There is a digital transformation that's required across all channels as companies realize that the consumer experience is non-linear. Consumers may research products in one place, obtain pricing information at another, and then choose to make the final purchase either in-store or online. They may purchase online, and bring returns to the store. Brands must optimize technology to be agile enough to provide their back-office and front-line people with what they need. A seamless channel goes beyond having access to products either in-store or online. Consumers should be able to transact in any way they choose via any channel that the brand offers and 2018 is a critical year for this objective to be met.
9. Data collection and data quality become urgent in order to feed artificial intelligence initiatives.
Highly publicized breaches of sensitive personal data, such as the hack at Equifax, have consumers on edge about protecting personal information, but adaptive organizations must continue to collect and analyze customer data to produce more productive relationships with analytics and artificial intelligence. The front-line sales team must be equipped with more than just a "black book" to write down customer information. What matters most is not the algorithm, but the data to feed it. Data is critical if you are a luxury brand, but if you don't have data to mine, you will be at a major disadvantage that will become an existential threat.
10. Selecting, developing and retaining talent become even more critical skills.
Recruiting and selecting employees capable of growing the business is not a matter of luck. It is a high-performance skill. Most innovative firms are using artificial intelligence to help identify desirable candidates, and to provide on-the-job training and coaching. Instead of providing only sporadic education for employees, successful firms are transforming themselves into universities that teach life skills to their employees, such as emotional intelligence, which results in higher client performance metrics and productivity.
The idea is to create an atmosphere in which people feel cared for and an environment in which they have the right tools so they can prosper. Front-line professionals will need to combine technology advances with their own emotional intelligence skills to be true brand ambassadors, far beyond most current sales associate job descriptions. The front line of the future will need to have the skills to creatively demonstrate expertise, deep empathy, trustworthiness and generosity to engage productively with clients.

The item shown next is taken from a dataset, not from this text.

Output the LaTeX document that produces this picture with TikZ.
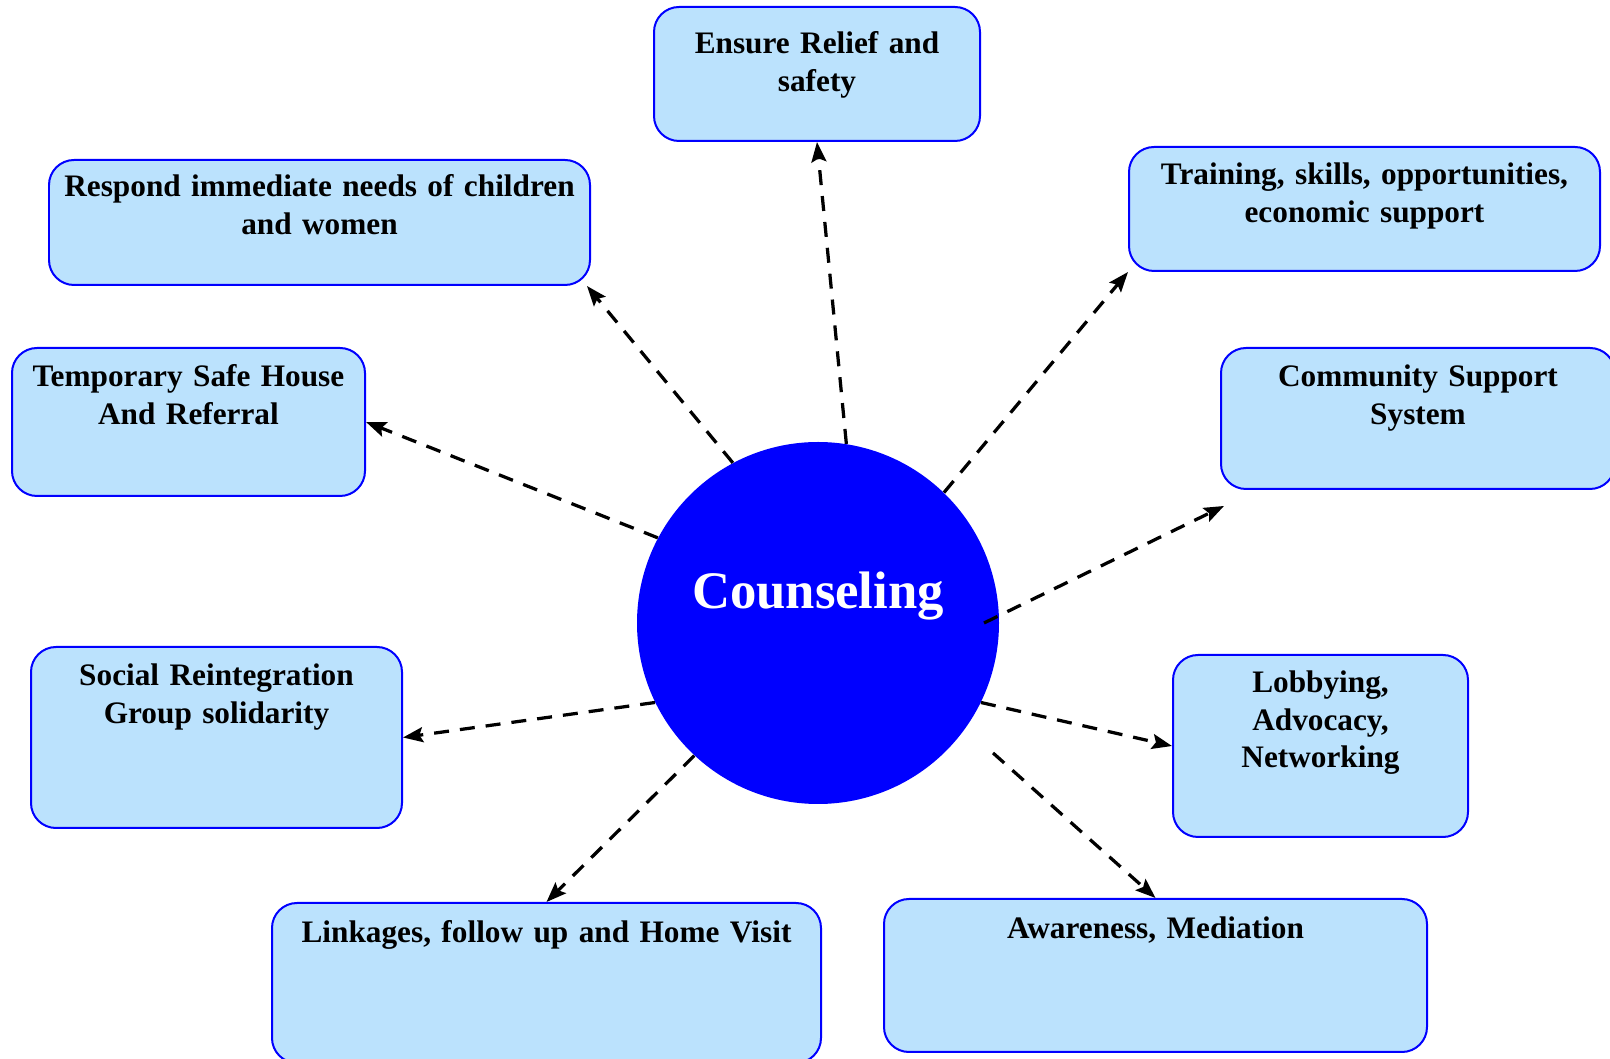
\documentclass[tikz,border=0pt]{standalone}
\usepackage{fontspec}
\setmainfont{Liberation Serif}
\usepackage{tikz}
\usetikzlibrary{arrows.meta, positioning, calc}
\definecolor{cnsBlue}{RGB}{0,0,255}
\definecolor{cnsFill}{RGB}{187,226,253}

\begin{document}
\begin{tikzpicture}[
    goal/.style={rectangle, draw=cnsBlue, fill=cnsFill, line width=0.04cm,
        rounded corners=0.5cm, inner xsep=0pt, inner ysep=0pt, align=center,
        text height=0.78cm,
        font=\fontsize{17.8}{21.3}\selectfont\bfseries},
    hub/.style={circle, fill=cnsBlue, minimum size=7.24cm, inner sep=0pt,
        text=white, text height=0.7cm, text depth=1.28cm,
        font=\fontsize{30}{36}\selectfont\bfseries},
    arr/.style={-{Stealth[length=0.4cm, width=0.3cm, inset=0.07cm]},
        dash pattern=on 0.3cm off 0.22cm, line width=0.065cm}
]
\useasboundingbox (0,0) rectangle (32.2,21.18);

% centre
\node[hub] (counsel) at (16.36,8.72) {Counseling};

% surrounding services
\node[goal, text width=6.52cm, text height=0.94cm, text depth=1.74cm]
    (ensure) at (16.34,19.70) {Ensure Relief and\\safety};
\node[goal, text width=10.82cm, text height=0.74cm, text depth=1.76cm]
    (respond) at (6.39,16.73) {Respond immediate needs of children\\and women};
\node[goal, text width=9.42cm, text height=0.76cm, text depth=1.72cm]
    (training) at (27.29,17.0) {Training, skills, opportunities,\\economic support};
\node[goal, text width=7.06cm, text depth=2.18cm]
    (temporary) at (3.77,12.74) {Temporary Safe House\\And Referral};
\node[goal, text width=7.88cm, text depth=2.04cm]
    (community) at (28.36,12.81) {Community Support\\System};
\node[goal, text width=7.42cm, text depth=2.84cm]
    (social) at (4.33,6.43) {Social Reintegration\\Group solidarity};
\node[goal, text width=5.9cm, text height=0.76cm, text depth=2.88cm]
    (lobbying) at (26.41,6.26) {Lobbying,\\Advocacy,\\Networking};
\node[goal, text width=10.98cm, text height=0.8cm, text depth=2.4cm]
    (linkages) at (10.93,1.52) {Linkages, follow up and Home Visit};
\node[goal, text width=10.86cm, text height=0.8cm, text depth=2.26cm]
    (awareness) at (23.11,1.67) {Awareness, Mediation};

% dashed links
\draw[arr] (counsel.81) -- (ensure.south);
\draw[arr] (counsel.118) -- ($(respond.south east)+(-0.08,0)$);
\draw[arr] (counsel.46) -- (training.south west);
\draw[arr] (counsel.152) -- (temporary.east);
\draw[arr] ($(counsel.center)+(0:3.32)$) -- ($(community.south west)+(0.08,-0.32)$);
\draw[arr] (counsel.206) -- (social.east);
\draw[arr] (counsel.334) -- (lobbying.west);
\draw[arr] (counsel.227) -- (linkages.north);
\draw[arr] ($(counsel.center)+(-36.6:4.36)$) -- (awareness.north);
\end{tikzpicture}
\end{document}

Building relationships based on data
Luxury Client Experience Board event partner, Epsilon, a global marketing company, explained the importance of understanding and analyzing data to gain insights into building relationships and creating superior customer experiences. Epsilon presented a case study of its client, iPic Theaters, the disruptive innovator in the theater and cinema industry. In the case of iPic, there is more of an emphasis on the service of providing a customized dining and viewing experience, and less of an emphasis on the product of the actual film showing on the screen.
Epsilon's perspective on taking the guess-work out of creating a holistic focus on service and experience through the collection of accurate, qualitative data resonated with the group. Ultimately, insights derived from data, paired with an emotionally intelligent workforce, will be the keys to creating customer experiences that excel.